A Justiça em boas mãos

WALTER CENEVIVA
COLUNISTA DA FOLHA

Chegado o novo governo, a enorme quantidade de avaliações políticas mostra, independentemente de sua qualidade, o impacto da substituição dos eleitos tradicionais por alguns representantes do Partido dos Trabalhadores, com sua origem operária. O ministério faz mixagem de várias correntes. A escolha de Marcio Thomaz Bastos, da elite da advocacia, propõe um esclarecimento de quem é, além de jornalista, advogado e conhece o novo ministro há dezenas de anos: a opinião sobre a excelente nomeação do titular da Justiça é a melhor possível, e o palpite não decorre de nossos laços de amizade.
O advogado militante se liga ao cliente por estreita relação com seus contratos, obrigações em geral, ligações de família, do comércio e da indústria. Tem, por outro lado, intimidade com o confronto entre sociedade e poder, entre famintos governos tributantes e queixosos contribuintes tributados, entre amedrontados devedores do poder público e raivosos credores caloteados pelo mesmo poder. Há o rol dos criminalistas, no qual o ministro se inclui, a cumprirem dever essencial da defesa dos acusados, imposto pelas liberdades democráticas, pela presunção de inocência.
O raio de ação do ministro da Justiça é muito amplo. Compreende atuação administrativa para preservação das garantias da advocacia pelos agentes da União. Inclui cuidados com o Ministério Público Federal, bem como a ação de órgãos federais relacionados com a proteção ambiental, o patrimônio histórico. Atua na interface imprescindível com o Poder Judiciário, em nome do Executivo.

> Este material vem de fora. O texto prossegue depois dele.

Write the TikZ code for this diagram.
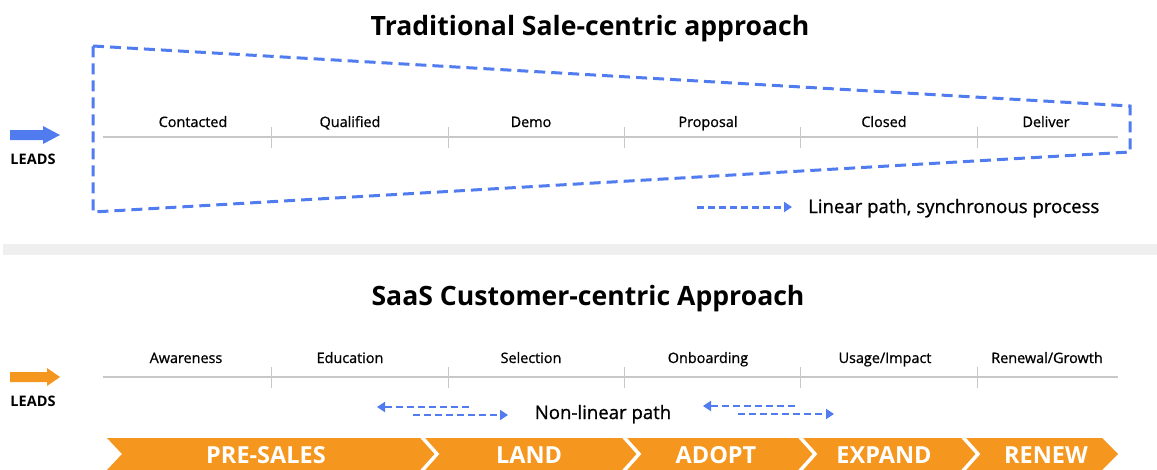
\documentclass[tikz,border=0pt]{standalone}
\usepackage{fontspec}
\setmainfont{Open Sans}
\newfontfamily\medfont{Open Sans}[FakeBold=0.9]
\usetikzlibrary{arrows.meta}
\definecolor{awsblue}{HTML}{507CF0}
\definecolor{awsorange}{HTML}{F5961E}
\definecolor{linegray}{HTML}{C8C8C8}
\definecolor{bandgray}{HTML}{EFEFEF}
\begin{document}
\begin{tikzpicture}[x=1pt,y=-1pt,
  titletext/.style={font=\bfseries\fontsize{26.6}{30}\selectfont, inner sep=0, anchor=base},
  stagetext/.style={font=\medfont\fontsize{14.4}{16}\selectfont, inner sep=0, anchor=base},
  leadstext/.style={font=\bfseries\fontsize{14.5}{16}\selectfont, inner sep=0, anchor=base},
  legendtext/.style={font=\medfont\fontsize{18.6}{21}\selectfont, inner sep=0, anchor=base},
  phasetext/.style={font=\bfseries\fontsize{23.5}{26}\selectfont, text=white, inner sep=0, anchor=base},
  timeline/.style={linegray, line width=1.3pt},
  tickline/.style={linegray, line width=1pt},
  trapline/.style={awsblue, line width=3pt, dash pattern=on 11pt off 6pt},
  legendarrow/.style={awsblue, line width=3pt, dash pattern=on 7pt off 4pt, -{Triangle[length=8pt,width=10pt]}},
  nlarrowL/.style={awsblue, line width=2.8pt, dash pattern=on 7pt off 4pt, {Triangle[length=8pt,width=10pt]}-},
  nlarrowR/.style={awsblue, line width=2.8pt, dash pattern=on 7pt off 4pt, -{Triangle[length=8pt,width=10pt]}},
  sep/.style={white, line width=3.5pt}
]
\useasboundingbox (0,0) rectangle (1157,469);
\clip (0,0) rectangle (1157,469);

% ---------- Top section ----------
\node[titletext] (t1) at (590,35) {Traditional Sale-centric approach};

\draw[trapline] (93,46) -- (1130,106) -- (1130,152) -- (93,212) -- cycle;

% blue leads arrow
\fill[awsblue] (10,130) -- (43,130) -- (43,126) -- (60,135) -- (43,144) -- (43,140) -- (10,140) -- cycle;
\node[leadstext] (leads1) at (33,164) {LEADS};

\coordinate (l1s) at (103,137);
\coordinate (l1e) at (1118,137);
\draw[timeline] (l1s) -- (l1e);
\foreach \x/\n in {271/a,448/b,624/c,800/d,977/e}{
  \coordinate (t1\n top) at (\x,127);
  \coordinate (t1\n bot) at (\x,148);
  \draw[tickline] (t1\n top) -- (t1\n bot);
}
\node[stagetext] (s1) at (193,127) {Contacted};
\node[stagetext] (s2) at (350,127) {Qualified};
\node[stagetext] (s3) at (531,127) {Demo};
\node[stagetext] (s4) at (708,127) {Proposal};
\node[stagetext] (s5) at (884,127) {Closed};
\node[stagetext] (s6) at (1046,127) {Deliver};

\coordinate (lg1) at (697,207);
\coordinate (lg2) at (792,207);
\draw[legendarrow] (lg1) -- (lg2);
\node[legendtext, anchor=base west] (lgt) at (808,213) {Linear path, synchronous process};

% separator band
\fill[bandgray] (3,244) rectangle (1157,255);

% ---------- Bottom section ----------
\node[titletext] (t2) at (588,305) {SaaS Customer-centric Approach};

\fill[awsorange] (10,372) -- (47,372) -- (47,368) -- (60,377) -- (47,386) -- (47,382) -- (10,382) -- cycle;
\node[leadstext] (leads2) at (33,406) {LEADS};

\coordinate (l2s) at (103,377);
\coordinate (l2e) at (1118,377);
\draw[timeline] (l2s) -- (l2e);
\foreach \x/\n in {271/a,448/b,624/c,800/d,977/e}{
  \coordinate (t2\n top) at (\x,367);
  \coordinate (t2\n bot) at (\x,388);
  \draw[tickline] (t2\n top) -- (t2\n bot);
}
\node[stagetext] (c1) at (186,363) {Awareness};
\node[stagetext] (c2) at (350,363) {Education};
\node[stagetext] (c3) at (531,363) {Selection};
\node[stagetext] (c4) at (708,363) {Onboarding};
\node[stagetext] (c5) at (885,363) {Usage/Impact};
\node[stagetext] (c6) at (1047,363) {Renewal/Growth};

% non-linear arrows
\coordinate (na1) at (377,407);
\coordinate (na2) at (472,407);
\coordinate (nb1) at (413,415);
\coordinate (nb2) at (508,415);
\draw[nlarrowL] (na1) -- (na2);
\draw[nlarrowR] (nb1) -- (nb2);
\node[legendtext] (nlt) at (603,419) {Non-linear path};
\coordinate (nc1) at (703,406);
\coordinate (nc2) at (798,406);
\coordinate (nd1) at (738,414);
\coordinate (nd2) at (834,414);
\draw[nlarrowL] (nc1) -- (nc2);
\draw[nlarrowR] (nd1) -- (nd2);

% chevron bar
\fill[awsorange] (107,438) -- (1102,438) -- (1118,454) -- (1102,470) -- (107,470) -- (122,454) -- cycle;
\foreach \x/\n in {420/a,622/b,798/c,961/d}{
  \coordinate (p\n 1) at (\x,435);
  \coordinate (p\n 2) at (\x+17,454);
  \coordinate (p\n 3) at (\x,473);
  \draw[sep] (p\n 1) -- (p\n 2) -- (p\n 3);
}
\node[phasetext] (ph1) at (266,463) {PRE-SALES};
\node[phasetext] (ph2) at (529,463) {LAND};
\node[phasetext] (ph3) at (716,463) {ADOPT};
\node[phasetext] (ph4) at (884,463) {EXPAND};
\node[phasetext] (ph5) at (1046,463) {RENEW};
\end{tikzpicture}
\end{document}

Marcio Thomaz Bastos conhece o lado da advocacia (presidiu o Conselho Federal da OAB). Tem vivência nos outros braços que movimentam o monopólio oficial da Justiça, na Polícia Federal e na Polícia Rodoviária Federal. Estão na órbita de suas competências condutas tão diversas como a proteção de testemunhas e dos direitos humanos e a burocrática expedição de cartas rogatórias para diligências no exterior. Soma a verificação do direito a indulto aos presos no Brasil até providências de extradição concedida pelo Supremo Tribunal Federal a pedido de governos estrangeiros, de que a ida da cantora Gloria Trevi para o México foi exemplo claro. Estão a seu cargo ainda questões atinentes aos povos indígenas e, retornando à segurança pública, o combate ao narcotráfico e também o controle de armas.
O novo ministro tem trajetória diferente da que foi seguida por muitos de seus antecessores nos últimos 20 anos. Não é político profissional, como foram ou são, entre outros, Ibrahim Abi Ackel, Fernando Lira, Bernardo Cabral (este também ex-presidente da OAB), Jarbas Passarinho, Íris Rezende, Renan Calheiros. Não mostrou interesse em nenhuma posição pública, nem mesmo no honroso cargo de ministro do Supremo Tribunal Federal, para o qual foram nomeados, por exemplo e no mesmo período, Paulo Brossard, Maurício Corrêa (com bela carreira na OAB) e Nélson Jobim. O ministério da Justiça é o primeiro dos ministérios nacionais, tendo precedido a Proclamação da Independência, em junho de 1822, quando o príncipe regente, dom Pedro, nomeou Caetano Pinto. Marcio Thomaz Bastos filia-se a essa bela tradição: tem cultura geral, conhecimento técnico e experiência para dignificar o cargo.